Villagers of Chumnubri area say that they have had a tough time protecting their domesticated animals from the wild animals over the past few years. The wildlife—mainly snow leopards, wolves and brown bears—have been wreaking havoc in the area. They enter the human settlements and pasture lands and kill horses, yaks and chauris.
A horse belonging to Dhorje Lama of Samdo in Chumnubri-1 was found dead in the pasture land near the settlement last year. “The snow leopard killed my beloved horse,” Dhorje said. “I could sell it for around Rs120,000.” According to him, the wildlife have killed more than 40 domesticated animals including horses, yaks and chauris in the Samdo area alone over the past year.
“Farmers are discouraged from rearing domesticated animals nowadays,” Dhorje said. “We cannot make profit by keeping the yaks, chauris and horses anymore. We have to leave them in the grazing lands and the wildlife kills them.” He added that the farmers are hugely affected due to unchecked killing of the domesticated animals over the past few years.
Manaslu Conservation Area, which covers an area of 1,663 square kilometres, is situated in the Chumnubri area. It is the habitat of 33 species of mammals—snow leopard, grey wolf, musk deer, Himalayan tahr, brown bear, blue sheep, Himalayan goral, and Asian black bear, to name a few.
Locals say that the snow leopard population has been rising in the Chumnubri corridor in the past few years. However, the number of the rare animal in the area is yet to be ascertained. Snow leopards (Panthera uncia) are found in mountain regions from 2,500 metres to 5,800 metres above sea level and mainly prey on Himalayan blue sheep and Himalayan thar. They sometimes enter the human settlements and kill domesticated animals.
According to records available at the Manaslu Conservation Area, a total of 39 horses and 52 yaks and chauris were killed by the snow leopards and wolves in the Chumnubri area over the past 15 months.

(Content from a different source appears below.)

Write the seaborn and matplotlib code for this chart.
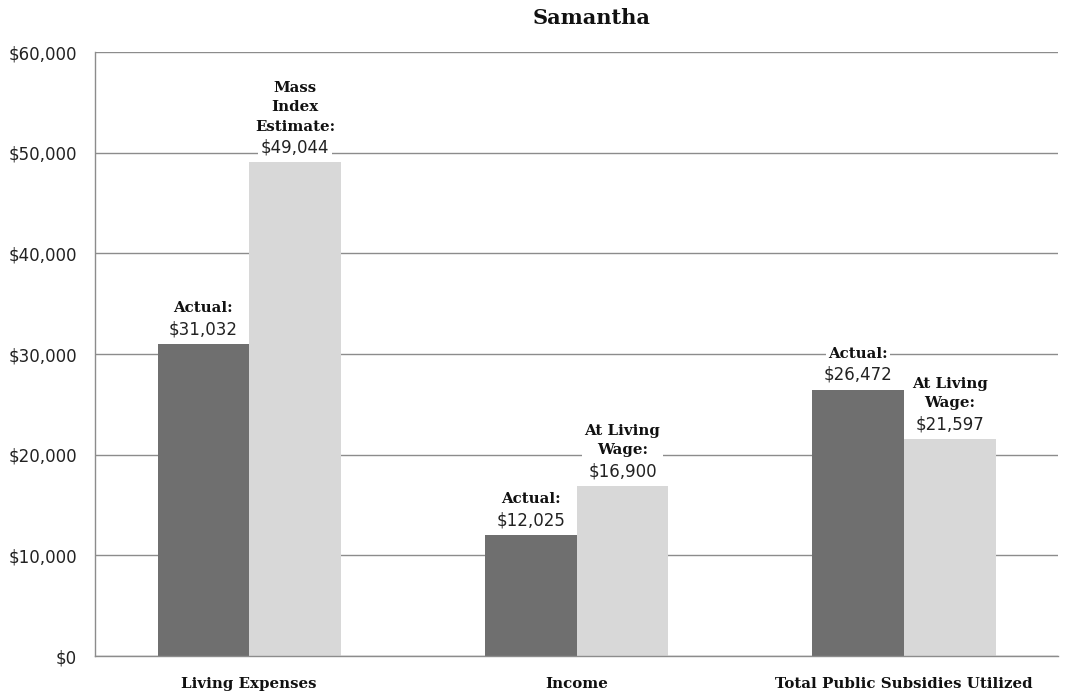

“The wolves started attacking yaks and chauris some five years ago,” said Chhewang Lama, another local of Samdo. “The pack of wolves generally attacks the animals from the back. The wolves mainly attack yaks and chauris but they generally cannot attack the horses that kick the attacker with their hind legs.” Chhewang added that the wolves killed his two yaks in October.
The local farmers say that the authorities concerned neither take any initiatives to protect the village from the wild animals nor provide suitable compensation to the victims.
“One of my horses was killed by a wild animal a few days ago,” said another farmer, Tsering Lama, of Samdo. “The wildlife attack the domesticated animals whenever they are alone in the kharka (pasture). We have to bear the loss of thousands of rupees if one reared animal gets killed.”
According to the Manaslu Conservation Area, the wolves killed 53 livestock, snow leopards killed 23 livestock and five others were killed by bears in the Chumnubri area in the last fiscal year of 2023-24. “A total of 922,000 relief amounts were distributed to 76 farmers in the last fiscal year,” said Prakash Uprety, conservation officer of Manaslu Conservation Area’s liaison office in Gorkha.
Uprety said that relief amount up to Rs60,000 is provided to the farmer for one ox, cow, buffalo, yak, chauri, horse or mule that gets killed by the wildlife. But farmers say that the compensation amount is too less than the market prices of their domesticated animals.
Samagaun of Chumnubri-1 and Chhekampar of Chumnubri-7 were hit the hardest by wildlife attacks in the fiscal year of 2023-24.
Similarly in the fiscal year of 2022-23, the snow leopards killed 55 livestock and wolves killed 62 domesticated animals in the Chumnubri area.